Simon Scrapes

YouTube creator focused on agentic systems for business, with practical Claude Code workflow content. Runs the Agentic Academy on Skool — a paid community with a “full Claude Code track” that teaches building with Claude Code, sub-agents, skills, and design patterns. The wiki tracks Simon as the primary source for the llm-design-patterns thread — his Claude Code workflow taxonomy is the seed source for the new patterns library page.

Stub — first appearance via the workflow patterns video. Will grow as more sources land.

Channels

  • YouTube: Simon Scrapes — agentic systems and Claude Code
  • Community: Agentic Academy on Skool — paid, with a Claude Code track

Content in This Wiki

  • Every Claude Code Workflow Explained (& When to Use Each) — Walkthrough of 5 named Claude Code workflow patterns (Sequential / Operator / Split & Merge / Agent Teams / Headless) with explicit when-to-use and when-not-to-use guidance. Anchors the wiki’s new llm-design-patterns concept page. Also documents: the claude -w git work-trees flag, the claude -p headless flag, the 10 concurrent sub-agent limit, the Agent Teams experimental research preview shipped with Opus 4.6 (CLAUDE_CODE_EXPERIMENTAL_AGENT_TEAMS=1), and the 3 always-on built-in sub-agents (Explore / Plan / General-purpose).

Key Ideas

  • The pattern selection ladder — five Claude Code workflow patterns aren’t alternatives but a progression. Climb only as high as the task requires: Sequential → Operator → Split & Merge → Agent Teams → Headless. Most users default too low (sequential one-conversation flow) and never explore the higher rungs.
  • “If you’re still using Claude Code one conversation at a time, you’re using it wrong.” — opening framing
  • Hub-and-spoke vs peer-to-peer is the architectural distinction between sub-agents (Pattern 3) and Agent Teams (Pattern 4). Sub-agents can only report to the main agent; agent teams can message each other directly via a shared task list.
  • Agent Teams are 4–7× more tokens than a single session. Only worth it for genuine cross-discipline coordination (front-end + back-end + test that have to talk as they build). Most users should never reach for them.
  • Headless (claude -p) becomes powerful when scheduled. Plug into cron / Mac Task Scheduler / Windows Task Scheduler and Claude runs autonomously on any cadence. The bridge from tool you sit with to team member that works independently.

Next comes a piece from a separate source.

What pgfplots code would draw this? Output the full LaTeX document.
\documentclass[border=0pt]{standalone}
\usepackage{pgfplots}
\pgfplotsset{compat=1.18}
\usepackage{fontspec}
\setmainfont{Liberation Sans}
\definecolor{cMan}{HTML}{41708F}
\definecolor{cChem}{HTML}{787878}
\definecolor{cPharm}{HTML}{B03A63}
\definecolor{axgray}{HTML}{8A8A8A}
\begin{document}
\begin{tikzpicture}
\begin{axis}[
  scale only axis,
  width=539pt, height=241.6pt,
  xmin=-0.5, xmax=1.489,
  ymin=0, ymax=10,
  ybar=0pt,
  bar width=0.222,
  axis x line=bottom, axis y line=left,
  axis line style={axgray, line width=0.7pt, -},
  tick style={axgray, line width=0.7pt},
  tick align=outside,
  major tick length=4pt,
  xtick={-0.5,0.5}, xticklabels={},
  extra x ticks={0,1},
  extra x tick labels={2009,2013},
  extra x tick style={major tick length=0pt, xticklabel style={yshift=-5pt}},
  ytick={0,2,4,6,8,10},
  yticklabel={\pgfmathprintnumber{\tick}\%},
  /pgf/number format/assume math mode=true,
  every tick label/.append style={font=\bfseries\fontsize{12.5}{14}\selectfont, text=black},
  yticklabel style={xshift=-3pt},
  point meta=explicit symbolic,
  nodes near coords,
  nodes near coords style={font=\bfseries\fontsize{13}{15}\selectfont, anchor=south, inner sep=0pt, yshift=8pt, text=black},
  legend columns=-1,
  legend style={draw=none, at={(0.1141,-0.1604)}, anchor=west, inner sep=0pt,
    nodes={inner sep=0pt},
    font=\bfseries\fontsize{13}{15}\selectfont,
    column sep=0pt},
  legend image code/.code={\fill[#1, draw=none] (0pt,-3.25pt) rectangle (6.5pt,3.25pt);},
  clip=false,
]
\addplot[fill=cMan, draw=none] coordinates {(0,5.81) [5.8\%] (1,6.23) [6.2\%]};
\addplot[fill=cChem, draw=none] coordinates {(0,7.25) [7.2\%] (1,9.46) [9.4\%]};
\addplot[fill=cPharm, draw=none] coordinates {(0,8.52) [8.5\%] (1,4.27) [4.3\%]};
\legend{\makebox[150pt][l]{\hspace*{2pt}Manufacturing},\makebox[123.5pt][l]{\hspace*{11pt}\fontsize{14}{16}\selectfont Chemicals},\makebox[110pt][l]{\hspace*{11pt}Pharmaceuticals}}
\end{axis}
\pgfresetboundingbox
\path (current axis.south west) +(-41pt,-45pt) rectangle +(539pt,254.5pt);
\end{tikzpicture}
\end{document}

Editorial framing the wiki applies to Simon’s content

  • Simon plugs his own Skool community at the open and close of his videos. First-party self-promotion, not undisclosed affiliation. Treat capability claims as descriptive (the video is content-dense and explicitly emphasizes when not to use the more advanced patterns), and the Skool plug as the conversion call-to-action.
  • His framing is action-oriented and tool-pragmatic — closer to Nate Herk in tone than to Nate B Jones’s strategic analysis. The wiki uses Simon as the pattern taxonomy source rather than the strategy source.